Sport

No Australian concerns over underdog tag against Wales

Australia coach Michael Cheika insists he has no problem with his side being labelled underdogs for Saturday's Test match against Wales.

Australia coach Michael Cheika (front row, right) jokes with his players
Australia coach Michael Cheika (front row, right) jokes with his players (AFP)

Australia coach Michael Cheika insists he has no problem with his side being labelled underdogs for Saturday's Test match against Wales.

Cheika and his team have endured an indifferent season, with just two wins from six in the Rugby Championship and just three victories from 10 starts overall.

"We don't mind running as an underdog, don't worry about us. We will enjoy that status," said Cheika.

Despite their chequered recent form, Australia, boasting just 10 players who appeared in the last World Cup, have won their last 13 games against Wales.

There was a rare 21-18 success for Wales in Cardiff in 2008, but that has been followed by eight home losses, plus one defeat each in London, Auckland, Brisbane, Melbourne and Sydney, with six of the reversals by five points or less as Australia turned the screw at the death.

"We have massive respect for Wales and you have seen the run they are on and where they are in the world rankings," Cheika said in reference to the Welsh team rising to third in the world on the back of a six-match winning streak.

"That shows their quality, but we need to focus on ourselves."

Australia go on to play Italy and England, with Cheika admitting that three wins on tour was definitely the goal and that their faltering season would be used as motivation.

"That is what we are here to do, no doubt," he said. "I am not coming for anything less than that.
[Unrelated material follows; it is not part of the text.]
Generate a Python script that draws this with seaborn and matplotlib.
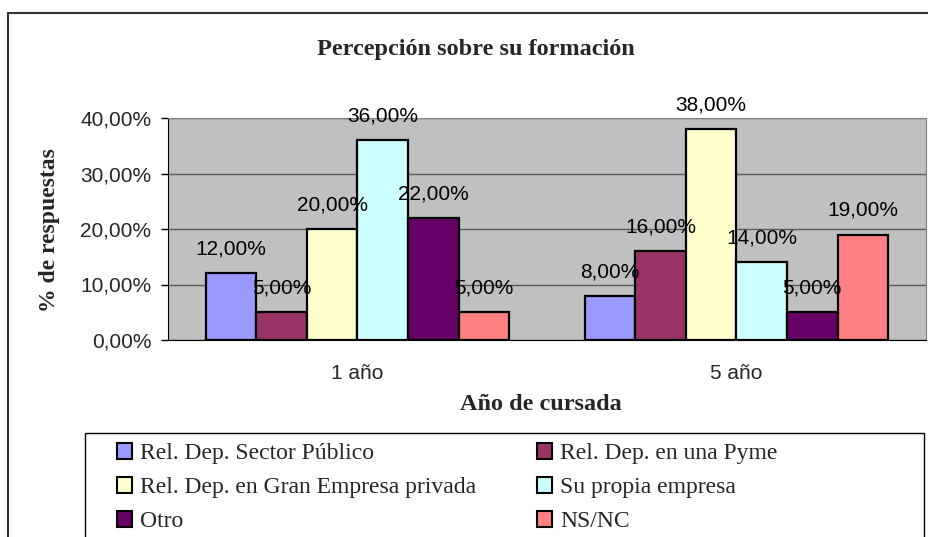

That is what we want to do every game.

"Some of the pain and hurt we have felt this year will only help us. All the scars we collect, whether it is this game or the one after that or the 15 left until the World Cup final, will help us."

Long way off

Australia will face Wales at Tokyo Stadium on September 29 next year in what many pundits reckon will be the World Cup Pool D decider.

But Wales captain Alun Wyn Jones played down any potential great ramifications almost 11 months away from the World Cup in Japan.

"It's a long way off," he said, conceding that "there's a lot of eyes being moved around with certain games this weekend, but we're concentrating on the 80 minutes rather than next year".

Jones is the sole survivor from that 2008 Welsh victory over the Wallabies, but insisted: "Looking too far back you can get lost looking for answers, this is all about the 80 on Saturday."

Wales kicked off their autumn series with a 21-10 win over Scotland last weekend, and coach Warren Gatland has made just three changes, retaining Gareth Anscombe at fly-half, with regular Dan Biggar and fellow British and Irish Lion Liam Williams relegated to an exceptionally strong bench boasting 180 caps.

Gatland, said Jones, "has made a point to a few of the boys about the calibre of player who can come on and make an impact".

"The closer you get to Australia, the further you feel away. In 2012 I think it was 11 points across three Tests. We've got no excuse with the people we've got off the bench. The people who did that in the summer and against Scotland had a good game and I'm sure the people who will do that on Saturday will do a good job."